En un encomiable propósito de prevenir catástrofes y evitar tragedias, las autoridades suelen obligar a que se lleven a cabo en las fábricas, empresas, institutos, oficinas y demás centros en los que haya gente ya sea trabajando o de paso simulacros destinados a ensayar lo que hay que hacer de presentarse una emergencia. Cuando se habla de una central nuclear, como es el caso de la de Almaraz cuyo ensayo de respuesta a la liberación de sustancias radiactivas ha tenido lugar estos días, la pertinencia de tales simulacros parece más que justificada. Están en la memoria cercana los trances amargos por los que nos hicieron pasar las catástrofes de Fukushima y Chernobil. Ojalá que el siguiente episodio crítico „que llegará. lo queramos o no. porque la ley de Murphy existe„ nos coja entrenados y sabiendo lo que hacer. Pero las dudas que cabe plantear se refieren a si tales simulacros sirven en realidad para eso.

Los únicos de los que tengo experiencia personal son los de la evacuación de mi facultad llevada a cabo ante un supuesto incendio. El plan del simulacro sigue siempre unas pautas parecidas: se advierte al profesorado, personal de administración y servicios y alumnos que se va a llevar a cabo el ensayo y se explica lo que se espera que haga cada uno de los presentes. Luego suena la alarma y la gente deja de lado lo que está haciendo para abandonar de manera ordenada el edificio. Una vez fuera, los corrillos comienzan a comentar sus cosas hasta que el ejercicio termina y es posible volver a las clases y a los despachos. Como es lógico, todo el proceso se lleva a cabo sin prisas, con cierta desgana y tomándose el asunto más bien a broma. En el mejor de los casos. Porque hay quien se desentiende del asunto y pretende seguir trabajando como si nada sucediese, en la convicción de que en realidad no pasa nada en absoluto. De ahí que se formen equipos que comprueban, piso por piso y aula por aula, dónde quedan los indiferentes y los despistados.

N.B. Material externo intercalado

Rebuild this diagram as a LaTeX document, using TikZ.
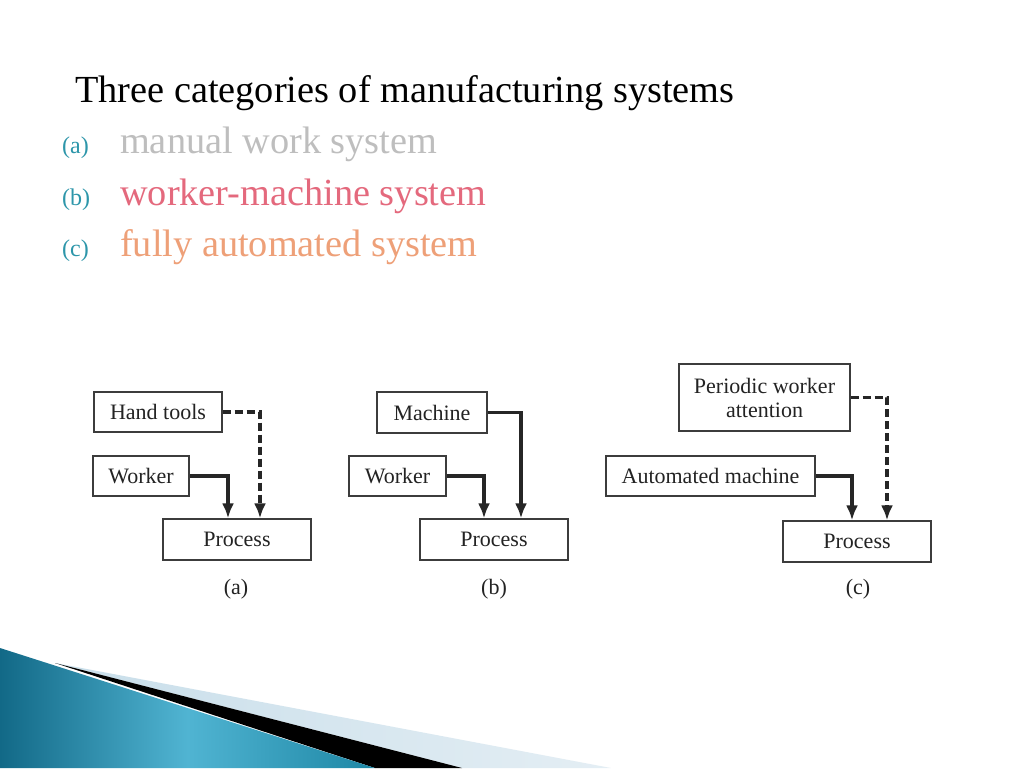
\documentclass[tikz,border=0pt]{standalone}
\usepackage{fontspec}
\setmainfont{Liberation Serif}
\usetikzlibrary{arrows.meta}
\definecolor{tealitem}{RGB}{45,150,170}
\definecolor{grayitem}{RGB}{190,190,190}
\definecolor{reditem}{RGB}{228,105,125}
\definecolor{orangeitem}{RGB}{238,160,120}
\definecolor{boxline}{RGB}{60,60,60}
\definecolor{boxtext}{RGB}{35,35,35}
\definecolor{tealdark}{RGB}{18,105,135}
\definecolor{teallight}{RGB}{80,180,210}
\definecolor{tealmid}{RGB}{30,135,165}
\definecolor{stripelight}{RGB}{200,222,234}
\definecolor{stripelight2}{RGB}{228,238,244}
\tikzset{
  blk/.style={draw=boxline, line width=1.3pt, fill=white, text=boxtext,
    font=\fontsize{22}{24}\selectfont, inner sep=0pt, align=center},
  solidarr/.style={line width=4pt, draw=black!85, -{Latex[length=15pt,width=12pt]}},
  medarr/.style={line width=3.2pt, draw=black!85, -{Latex[length=15pt,width=12pt]}},
  dasharr/.style={line width=3.4pt, draw=black!85, dash pattern=on 8pt off 4pt, -{Latex[length=15pt,width=12pt]}},
  sublabel/.style={font=\fontsize{22}{24}\selectfont, text=boxtext},
  itemlab/.style={font=\fontsize{24}{28}\selectfont, text=tealitem, anchor=base west, inner sep=0pt},
  itemtxt/.style={font=\fontsize{38.3}{44}\selectfont, anchor=base west, inner sep=0pt}
}
\begin{document}
\begin{tikzpicture}[x=1pt,y=-1pt]
\useasboundingbox (0,0) rectangle (1024,768);
\fill[white] (0,0) rectangle (1024,768);
% bottom decoration
\shade[left color=stripelight, right color=stripelight2] (55,663) -- (611,768) -- (462,768) -- cycle;
\fill[black] (55,663) -- (462,768) -- (375,768) -- cycle;
\shade[left color=tealdark, right color=tealmid, middle color=teallight] (0,648) -- (375,768) -- (0,768) -- cycle;
% title and list
\node[itemtxt, text=black] (title) at (75,102) {Three categories of manufacturing systems};
\node[itemlab] (la) at (62,153) {(a)};
\node[itemtxt, text=grayitem] (ta) at (120,153) {manual work system};
\node[itemlab] (lb) at (62,205) {(b)};
\node[itemtxt, text=reditem] (tb) at (120,205) {worker-machine system};
\node[itemlab] (lc) at (62,256) {(c)};
\node[itemtxt, text=orangeitem] (tc) at (120,256) {fully automated system};
% (a)
\node[blk, minimum width=128pt, minimum height=40pt] (ha) at (158,412) {Hand tools};
\node[blk, minimum width=96pt, minimum height=40pt] (wa) at (141,476) {Worker};
\node[blk, minimum width=148pt, minimum height=41pt] (pa) at (237,539.5) {Process};
\node[sublabel] (capa) at (236,589) {(a)};
\draw[solidarr] (wa.east) -| ([xshift=-9pt]pa.north);
\draw[dasharr] (ha.east) -| ([xshift=23pt]pa.north);
% (b)
\node[blk, minimum width=110pt, minimum height=41pt] (mb) at (432,412.5) {Machine};
\node[blk, minimum width=97pt, minimum height=40pt] (wb) at (397.5,476) {Worker};
\node[blk, minimum width=148pt, minimum height=41pt] (pb) at (494,539.5) {Process};
\node[sublabel] (capb) at (494,589) {(b)};
\draw[solidarr] (wb.east) -| ([xshift=-10pt]pb.north);
\draw[medarr] (mb.east) -| ([xshift=27pt]pb.north);
% (c)
\node[blk, minimum width=171pt, minimum height=67pt] (pc1) at (764.5,397.5) {Periodic worker\\attention};
\node[blk, minimum width=209pt, minimum height=40pt] (am) at (710.5,476) {Automated machine};
\node[blk, minimum width=148pt, minimum height=41pt] (pc) at (857,541.5) {Process};
\node[sublabel] (capc) at (858,589) {(c)};
\draw[solidarr] (am.east) -| ([xshift=-5pt]pc.north);
\draw[dasharr] (pc1.east) -| ([xshift=30pt]pc.north);
\end{tikzpicture}
\end{document}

Lo que tenga que ver semejante ejercicio se parece tanto a lo que sucedería al presentarse un incendio de verdad no ya como un huevo a una castaña sino a un cepillo de dientes. De entrada, la primera reacción ante una alarma sonora es la de que se ha disparado por error. Luego cuando llegan el humo y los gritos se salta de golpe desde la desgana al pánico. Y a partir de ahí aparece el caos: carreras alocadas en busca de una salida que suelen llevar al bloqueo de las más evidentes e inmediatas y desesperación que anula cualquier juicio sensato. Las probabilidades de que en semejantes circunstancias alguien se acuerde de lo que aprendió durante el simulacro, si es que aprendió algo, se acercan al cero absoluto. Para mí que habría menos víctimas diciendo por los altavoces que a la puerta del edifico está George Clooney firmando autógrafos.